In the book Salem's lot the adult male protagonist was dark-haired, the teenaged male protagonist was dark-haired, the main vampire had a full head of hair and the vampire's assistant was bald.

In the made-for-tv movie Salem's lot, both male protagonists were blonde, the assistant had a full head of hair and the vampire was patterned after Nosferatu.  It made it much harder for me to watch it.

Just for balance, I think one of the best casting jobs ever was The Stand.  I saw it after reading the book, and everyone was pretty much as I had envisioned them.

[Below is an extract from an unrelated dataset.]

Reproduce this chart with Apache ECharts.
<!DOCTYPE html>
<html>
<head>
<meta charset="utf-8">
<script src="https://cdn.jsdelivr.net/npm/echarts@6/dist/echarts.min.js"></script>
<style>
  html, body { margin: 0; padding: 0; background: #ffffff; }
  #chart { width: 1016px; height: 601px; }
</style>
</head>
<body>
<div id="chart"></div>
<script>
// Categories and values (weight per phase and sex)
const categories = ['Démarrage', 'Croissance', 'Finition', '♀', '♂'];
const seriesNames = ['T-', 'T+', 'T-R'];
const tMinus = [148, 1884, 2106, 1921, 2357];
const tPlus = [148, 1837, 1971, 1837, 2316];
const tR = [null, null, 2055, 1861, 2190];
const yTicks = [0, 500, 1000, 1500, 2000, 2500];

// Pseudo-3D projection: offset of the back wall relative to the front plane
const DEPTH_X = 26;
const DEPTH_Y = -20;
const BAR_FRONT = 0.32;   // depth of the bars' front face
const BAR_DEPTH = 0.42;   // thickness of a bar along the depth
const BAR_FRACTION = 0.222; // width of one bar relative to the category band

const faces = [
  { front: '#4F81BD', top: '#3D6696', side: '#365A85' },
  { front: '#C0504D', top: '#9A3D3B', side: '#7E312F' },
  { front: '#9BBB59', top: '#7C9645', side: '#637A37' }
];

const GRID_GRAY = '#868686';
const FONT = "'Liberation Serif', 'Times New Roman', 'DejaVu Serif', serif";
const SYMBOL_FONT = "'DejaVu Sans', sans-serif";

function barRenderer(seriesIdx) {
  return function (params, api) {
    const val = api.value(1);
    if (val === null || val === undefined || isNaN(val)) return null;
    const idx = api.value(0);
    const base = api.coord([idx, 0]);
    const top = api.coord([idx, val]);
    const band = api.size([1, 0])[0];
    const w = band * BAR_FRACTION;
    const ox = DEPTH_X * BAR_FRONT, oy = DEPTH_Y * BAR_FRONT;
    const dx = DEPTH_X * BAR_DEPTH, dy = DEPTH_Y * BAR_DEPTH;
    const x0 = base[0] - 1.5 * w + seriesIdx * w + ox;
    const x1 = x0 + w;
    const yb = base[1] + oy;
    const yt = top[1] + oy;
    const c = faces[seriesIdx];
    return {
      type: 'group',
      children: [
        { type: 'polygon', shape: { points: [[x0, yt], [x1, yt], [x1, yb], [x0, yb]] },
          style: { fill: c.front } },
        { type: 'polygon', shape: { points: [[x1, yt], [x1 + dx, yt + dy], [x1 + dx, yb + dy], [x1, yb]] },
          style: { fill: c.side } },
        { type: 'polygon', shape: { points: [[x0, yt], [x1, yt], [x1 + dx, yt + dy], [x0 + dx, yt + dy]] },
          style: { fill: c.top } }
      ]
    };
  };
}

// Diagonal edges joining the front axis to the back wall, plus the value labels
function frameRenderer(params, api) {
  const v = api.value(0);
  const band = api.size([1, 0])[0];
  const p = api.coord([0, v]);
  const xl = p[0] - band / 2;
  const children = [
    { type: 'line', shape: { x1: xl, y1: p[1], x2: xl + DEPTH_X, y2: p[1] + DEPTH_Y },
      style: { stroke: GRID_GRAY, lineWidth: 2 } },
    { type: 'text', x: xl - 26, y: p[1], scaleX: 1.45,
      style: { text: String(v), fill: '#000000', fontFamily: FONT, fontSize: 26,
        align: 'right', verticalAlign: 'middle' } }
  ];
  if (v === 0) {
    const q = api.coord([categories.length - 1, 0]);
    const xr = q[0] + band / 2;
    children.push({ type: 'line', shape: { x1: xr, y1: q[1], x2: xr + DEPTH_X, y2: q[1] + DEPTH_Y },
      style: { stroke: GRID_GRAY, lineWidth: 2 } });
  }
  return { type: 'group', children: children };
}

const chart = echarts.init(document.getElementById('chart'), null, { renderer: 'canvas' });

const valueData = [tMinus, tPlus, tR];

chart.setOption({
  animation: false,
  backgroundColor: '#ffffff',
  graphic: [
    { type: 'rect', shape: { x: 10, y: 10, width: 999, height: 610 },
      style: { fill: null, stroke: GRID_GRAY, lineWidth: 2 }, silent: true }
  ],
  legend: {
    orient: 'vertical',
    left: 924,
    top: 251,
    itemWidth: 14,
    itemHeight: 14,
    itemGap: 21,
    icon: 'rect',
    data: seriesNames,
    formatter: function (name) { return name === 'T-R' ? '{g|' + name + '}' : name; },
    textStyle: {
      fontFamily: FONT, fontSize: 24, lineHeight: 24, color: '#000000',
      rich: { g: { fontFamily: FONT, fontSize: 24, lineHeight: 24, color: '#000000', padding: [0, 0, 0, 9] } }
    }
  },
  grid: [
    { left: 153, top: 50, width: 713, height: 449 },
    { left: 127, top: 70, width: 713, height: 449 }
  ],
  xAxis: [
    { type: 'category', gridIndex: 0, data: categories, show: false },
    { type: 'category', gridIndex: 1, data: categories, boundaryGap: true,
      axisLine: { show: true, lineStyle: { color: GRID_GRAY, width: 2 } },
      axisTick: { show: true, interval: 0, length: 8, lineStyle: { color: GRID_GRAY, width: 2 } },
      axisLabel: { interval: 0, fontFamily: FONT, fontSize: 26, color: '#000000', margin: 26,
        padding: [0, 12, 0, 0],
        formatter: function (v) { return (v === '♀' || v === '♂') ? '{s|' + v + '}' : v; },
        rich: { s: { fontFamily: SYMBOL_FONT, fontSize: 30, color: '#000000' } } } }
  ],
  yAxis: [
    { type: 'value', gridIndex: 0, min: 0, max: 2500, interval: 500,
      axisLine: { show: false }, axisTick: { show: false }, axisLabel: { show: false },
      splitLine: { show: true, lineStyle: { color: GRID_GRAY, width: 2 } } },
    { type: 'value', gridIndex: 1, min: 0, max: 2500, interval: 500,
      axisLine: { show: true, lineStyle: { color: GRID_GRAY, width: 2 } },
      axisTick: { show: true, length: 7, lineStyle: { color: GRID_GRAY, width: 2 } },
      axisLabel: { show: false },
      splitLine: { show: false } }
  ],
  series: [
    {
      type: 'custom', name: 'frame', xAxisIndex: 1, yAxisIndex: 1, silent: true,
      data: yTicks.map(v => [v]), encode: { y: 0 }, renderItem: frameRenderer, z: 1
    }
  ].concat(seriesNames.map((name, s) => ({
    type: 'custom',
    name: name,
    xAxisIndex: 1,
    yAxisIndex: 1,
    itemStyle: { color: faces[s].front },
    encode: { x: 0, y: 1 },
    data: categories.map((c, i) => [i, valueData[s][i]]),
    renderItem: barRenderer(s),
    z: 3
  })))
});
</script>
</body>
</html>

I found the Harry Potter movies to be extremely well cast, too.  Even if the physical description didn't perfectly match up (Like with Dolores Umbridge) the acting job was still spot on and I couldn't really think of anyone that would be better.

I really liked Michael Gambon's Dumbledore best and Maggie Smith was definitely a perfect choice for McGonagall.

apparently Maggie Smith was J.k rowling's choice for Mcgonagall.